(DATA BLOCK):
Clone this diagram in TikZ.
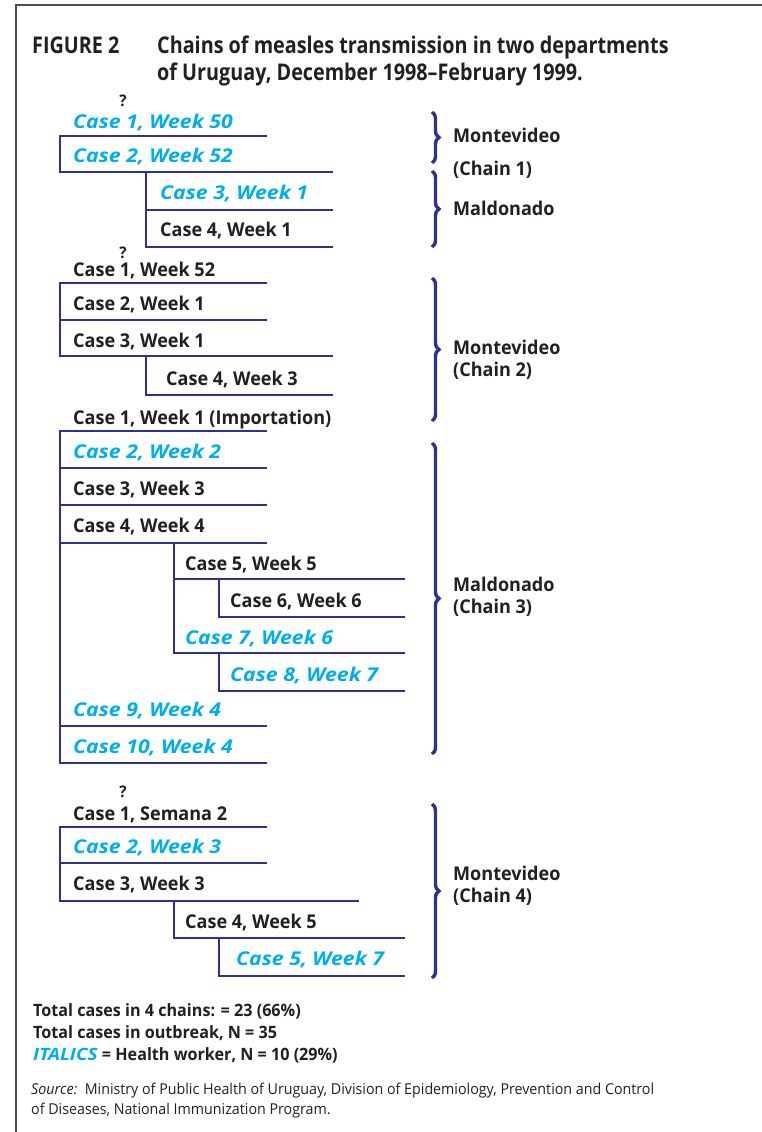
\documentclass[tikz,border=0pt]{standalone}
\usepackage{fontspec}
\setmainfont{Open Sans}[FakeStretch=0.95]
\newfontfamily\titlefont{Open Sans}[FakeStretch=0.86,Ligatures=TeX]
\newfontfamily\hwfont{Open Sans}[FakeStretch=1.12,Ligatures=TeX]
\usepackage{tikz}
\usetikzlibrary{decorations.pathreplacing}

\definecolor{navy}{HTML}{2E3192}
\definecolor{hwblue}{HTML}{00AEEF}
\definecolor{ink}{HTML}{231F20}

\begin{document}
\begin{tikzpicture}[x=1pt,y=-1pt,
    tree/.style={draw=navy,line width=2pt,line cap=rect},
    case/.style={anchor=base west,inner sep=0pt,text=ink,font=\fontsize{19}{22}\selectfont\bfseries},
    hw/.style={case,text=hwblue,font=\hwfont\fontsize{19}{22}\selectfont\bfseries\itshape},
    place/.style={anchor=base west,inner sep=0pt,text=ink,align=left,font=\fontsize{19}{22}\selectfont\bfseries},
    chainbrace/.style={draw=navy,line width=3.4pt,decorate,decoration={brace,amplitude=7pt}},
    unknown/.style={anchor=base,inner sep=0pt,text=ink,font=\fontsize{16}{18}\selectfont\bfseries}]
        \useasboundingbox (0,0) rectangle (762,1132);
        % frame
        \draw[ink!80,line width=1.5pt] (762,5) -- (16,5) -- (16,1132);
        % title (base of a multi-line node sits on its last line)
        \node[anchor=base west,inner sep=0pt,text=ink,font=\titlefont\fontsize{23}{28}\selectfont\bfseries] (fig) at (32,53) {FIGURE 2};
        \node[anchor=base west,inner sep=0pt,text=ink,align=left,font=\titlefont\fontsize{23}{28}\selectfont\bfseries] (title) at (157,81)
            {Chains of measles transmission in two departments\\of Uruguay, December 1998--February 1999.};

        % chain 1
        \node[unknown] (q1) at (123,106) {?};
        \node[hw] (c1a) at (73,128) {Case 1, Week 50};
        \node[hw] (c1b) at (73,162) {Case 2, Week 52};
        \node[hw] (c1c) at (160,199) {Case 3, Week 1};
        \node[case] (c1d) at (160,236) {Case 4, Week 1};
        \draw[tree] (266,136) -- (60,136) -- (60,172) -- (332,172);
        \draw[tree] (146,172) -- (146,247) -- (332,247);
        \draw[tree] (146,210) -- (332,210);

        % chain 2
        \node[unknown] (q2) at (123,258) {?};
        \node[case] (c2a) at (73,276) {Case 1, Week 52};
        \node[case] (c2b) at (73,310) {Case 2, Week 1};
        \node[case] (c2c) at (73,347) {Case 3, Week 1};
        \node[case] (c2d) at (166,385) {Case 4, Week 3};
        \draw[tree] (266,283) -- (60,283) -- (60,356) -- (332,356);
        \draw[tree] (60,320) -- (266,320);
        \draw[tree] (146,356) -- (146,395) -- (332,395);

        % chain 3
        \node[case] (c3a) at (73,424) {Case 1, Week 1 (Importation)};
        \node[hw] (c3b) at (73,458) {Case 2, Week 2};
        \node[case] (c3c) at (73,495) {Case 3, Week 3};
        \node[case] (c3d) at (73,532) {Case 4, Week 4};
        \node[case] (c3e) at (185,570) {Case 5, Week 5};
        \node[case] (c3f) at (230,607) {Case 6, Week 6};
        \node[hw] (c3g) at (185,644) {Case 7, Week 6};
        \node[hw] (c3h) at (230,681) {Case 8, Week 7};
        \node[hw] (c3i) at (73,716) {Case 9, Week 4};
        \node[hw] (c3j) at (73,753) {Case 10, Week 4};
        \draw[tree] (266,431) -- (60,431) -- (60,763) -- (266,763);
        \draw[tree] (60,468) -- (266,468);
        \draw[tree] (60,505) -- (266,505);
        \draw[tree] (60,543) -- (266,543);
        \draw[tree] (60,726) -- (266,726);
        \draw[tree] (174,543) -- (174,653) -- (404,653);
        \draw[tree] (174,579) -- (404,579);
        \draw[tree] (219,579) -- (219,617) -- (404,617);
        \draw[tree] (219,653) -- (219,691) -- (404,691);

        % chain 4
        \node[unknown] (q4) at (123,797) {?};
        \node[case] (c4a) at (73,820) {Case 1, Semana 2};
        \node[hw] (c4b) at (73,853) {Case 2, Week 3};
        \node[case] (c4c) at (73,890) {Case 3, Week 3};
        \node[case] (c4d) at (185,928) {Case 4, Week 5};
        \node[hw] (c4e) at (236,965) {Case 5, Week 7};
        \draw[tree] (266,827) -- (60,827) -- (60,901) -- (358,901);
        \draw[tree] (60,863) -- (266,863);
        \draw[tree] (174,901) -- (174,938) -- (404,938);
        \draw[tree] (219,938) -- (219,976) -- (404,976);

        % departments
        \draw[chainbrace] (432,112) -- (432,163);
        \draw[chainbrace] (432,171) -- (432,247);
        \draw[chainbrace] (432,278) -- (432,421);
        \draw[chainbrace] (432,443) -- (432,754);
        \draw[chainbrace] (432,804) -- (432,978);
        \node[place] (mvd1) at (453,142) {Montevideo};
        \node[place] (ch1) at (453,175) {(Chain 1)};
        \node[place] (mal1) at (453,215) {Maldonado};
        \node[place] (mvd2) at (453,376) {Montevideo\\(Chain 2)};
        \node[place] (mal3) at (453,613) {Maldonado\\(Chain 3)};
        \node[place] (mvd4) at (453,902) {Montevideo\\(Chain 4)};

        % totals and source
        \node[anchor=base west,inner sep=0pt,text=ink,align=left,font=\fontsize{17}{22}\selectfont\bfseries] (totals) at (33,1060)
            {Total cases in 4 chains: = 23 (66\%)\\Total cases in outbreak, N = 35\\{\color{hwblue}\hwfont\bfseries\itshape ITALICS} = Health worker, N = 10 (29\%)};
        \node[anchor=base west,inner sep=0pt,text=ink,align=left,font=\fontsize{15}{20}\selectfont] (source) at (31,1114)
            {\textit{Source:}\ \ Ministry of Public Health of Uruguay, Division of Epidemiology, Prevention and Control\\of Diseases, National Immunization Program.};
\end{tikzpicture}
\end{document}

(WHAT IS ASKED): Repeat all of the data above word for word, minus the pictures.

(SOLUTION FOR THIS PROBLEM):
Clone this diagram in TikZ.
\documentclass[tikz,border=0pt]{standalone}
\usepackage{fontspec}
\setmainfont{Open Sans}[FakeStretch=0.95]
\newfontfamily\titlefont{Open Sans}[FakeStretch=0.86,Ligatures=TeX]
\newfontfamily\hwfont{Open Sans}[FakeStretch=1.12,Ligatures=TeX]
\usepackage{tikz}
\usetikzlibrary{decorations.pathreplacing}

\definecolor{navy}{HTML}{2E3192}
\definecolor{hwblue}{HTML}{00AEEF}
\definecolor{ink}{HTML}{231F20}

\begin{document}
\begin{tikzpicture}[x=1pt,y=-1pt,
    tree/.style={draw=navy,line width=2pt,line cap=rect},
    case/.style={anchor=base west,inner sep=0pt,text=ink,font=\fontsize{19}{22}\selectfont\bfseries},
    hw/.style={case,text=hwblue,font=\hwfont\fontsize{19}{22}\selectfont\bfseries\itshape},
    place/.style={anchor=base west,inner sep=0pt,text=ink,align=left,font=\fontsize{19}{22}\selectfont\bfseries},
    chainbrace/.style={draw=navy,line width=3.4pt,decorate,decoration={brace,amplitude=7pt}},
    unknown/.style={anchor=base,inner sep=0pt,text=ink,font=\fontsize{16}{18}\selectfont\bfseries}]
        \useasboundingbox (0,0) rectangle (762,1132);
        % frame
        \draw[ink!80,line width=1.5pt] (762,5) -- (16,5) -- (16,1132);
        % title (base of a multi-line node sits on its last line)
        \node[anchor=base west,inner sep=0pt,text=ink,font=\titlefont\fontsize{23}{28}\selectfont\bfseries] (fig) at (32,53) {FIGURE 2};
        \node[anchor=base west,inner sep=0pt,text=ink,align=left,font=\titlefont\fontsize{23}{28}\selectfont\bfseries] (title) at (157,81)
            {Chains of measles transmission in two departments\\of Uruguay, December 1998--February 1999.};

        % chain 1
        \node[unknown] (q1) at (123,106) {?};
        \node[hw] (c1a) at (73,128) {Case 1, Week 50};
        \node[hw] (c1b) at (73,162) {Case 2, Week 52};
        \node[hw] (c1c) at (160,199) {Case 3, Week 1};
        \node[case] (c1d) at (160,236) {Case 4, Week 1};
        \draw[tree] (266,136) -- (60,136) -- (60,172) -- (332,172);
        \draw[tree] (146,172) -- (146,247) -- (332,247);
        \draw[tree] (146,210) -- (332,210);

        % chain 2
        \node[unknown] (q2) at (123,258) {?};
        \node[case] (c2a) at (73,276) {Case 1, Week 52};
        \node[case] (c2b) at (73,310) {Case 2, Week 1};
        \node[case] (c2c) at (73,347) {Case 3, Week 1};
        \node[case] (c2d) at (166,385) {Case 4, Week 3};
        \draw[tree] (266,283) -- (60,283) -- (60,356) -- (332,356);
        \draw[tree] (60,320) -- (266,320);
        \draw[tree] (146,356) -- (146,395) -- (332,395);

        % chain 3
        \node[case] (c3a) at (73,424) {Case 1, Week 1 (Importation)};
        \node[hw] (c3b) at (73,458) {Case 2, Week 2};
        \node[case] (c3c) at (73,495) {Case 3, Week 3};
        \node[case] (c3d) at (73,532) {Case 4, Week 4};
        \node[case] (c3e) at (185,570) {Case 5, Week 5};
        \node[case] (c3f) at (230,607) {Case 6, Week 6};
        \node[hw] (c3g) at (185,644) {Case 7, Week 6};
        \node[hw] (c3h) at (230,681) {Case 8, Week 7};
        \node[hw] (c3i) at (73,716) {Case 9, Week 4};
        \node[hw] (c3j) at (73,753) {Case 10, Week 4};
        \draw[tree] (266,431) -- (60,431) -- (60,763) -- (266,763);
        \draw[tree] (60,468) -- (266,468);
        \draw[tree] (60,505) -- (266,505);
        \draw[tree] (60,543) -- (266,543);
        \draw[tree] (60,726) -- (266,726);
        \draw[tree] (174,543) -- (174,653) -- (404,653);
        \draw[tree] (174,579) -- (404,579);
        \draw[tree] (219,579) -- (219,617) -- (404,617);
        \draw[tree] (219,653) -- (219,691) -- (404,691);

        % chain 4
        \node[unknown] (q4) at (123,797) {?};
        \node[case] (c4a) at (73,820) {Case 1, Semana 2};
        \node[hw] (c4b) at (73,853) {Case 2, Week 3};
        \node[case] (c4c) at (73,890) {Case 3, Week 3};
        \node[case] (c4d) at (185,928) {Case 4, Week 5};
        \node[hw] (c4e) at (236,965) {Case 5, Week 7};
        \draw[tree] (266,827) -- (60,827) -- (60,901) -- (358,901);
        \draw[tree] (60,863) -- (266,863);
        \draw[tree] (174,901) -- (174,938) -- (404,938);
        \draw[tree] (219,938) -- (219,976) -- (404,976);

        % departments
        \draw[chainbrace] (432,112) -- (432,163);
        \draw[chainbrace] (432,171) -- (432,247);
        \draw[chainbrace] (432,278) -- (432,421);
        \draw[chainbrace] (432,443) -- (432,754);
        \draw[chainbrace] (432,804) -- (432,978);
        \node[place] (mvd1) at (453,142) {Montevideo};
        \node[place] (ch1) at (453,175) {(Chain 1)};
        \node[place] (mal1) at (453,215) {Maldonado};
        \node[place] (mvd2) at (453,376) {Montevideo\\(Chain 2)};
        \node[place] (mal3) at (453,613) {Maldonado\\(Chain 3)};
        \node[place] (mvd4) at (453,902) {Montevideo\\(Chain 4)};

        % totals and source
        \node[anchor=base west,inner sep=0pt,text=ink,align=left,font=\fontsize{17}{22}\selectfont\bfseries] (totals) at (33,1060)
            {Total cases in 4 chains: = 23 (66\%)\\Total cases in outbreak, N = 35\\{\color{hwblue}\hwfont\bfseries\itshape ITALICS} = Health worker, N = 10 (29\%)};
        \node[anchor=base west,inner sep=0pt,text=ink,align=left,font=\fontsize{15}{20}\selectfont] (source) at (31,1114)
            {\textit{Source:}\ \ Ministry of Public Health of Uruguay, Division of Epidemiology, Prevention and Control\\of Diseases, National Immunization Program.};
\end{tikzpicture}
\end{document}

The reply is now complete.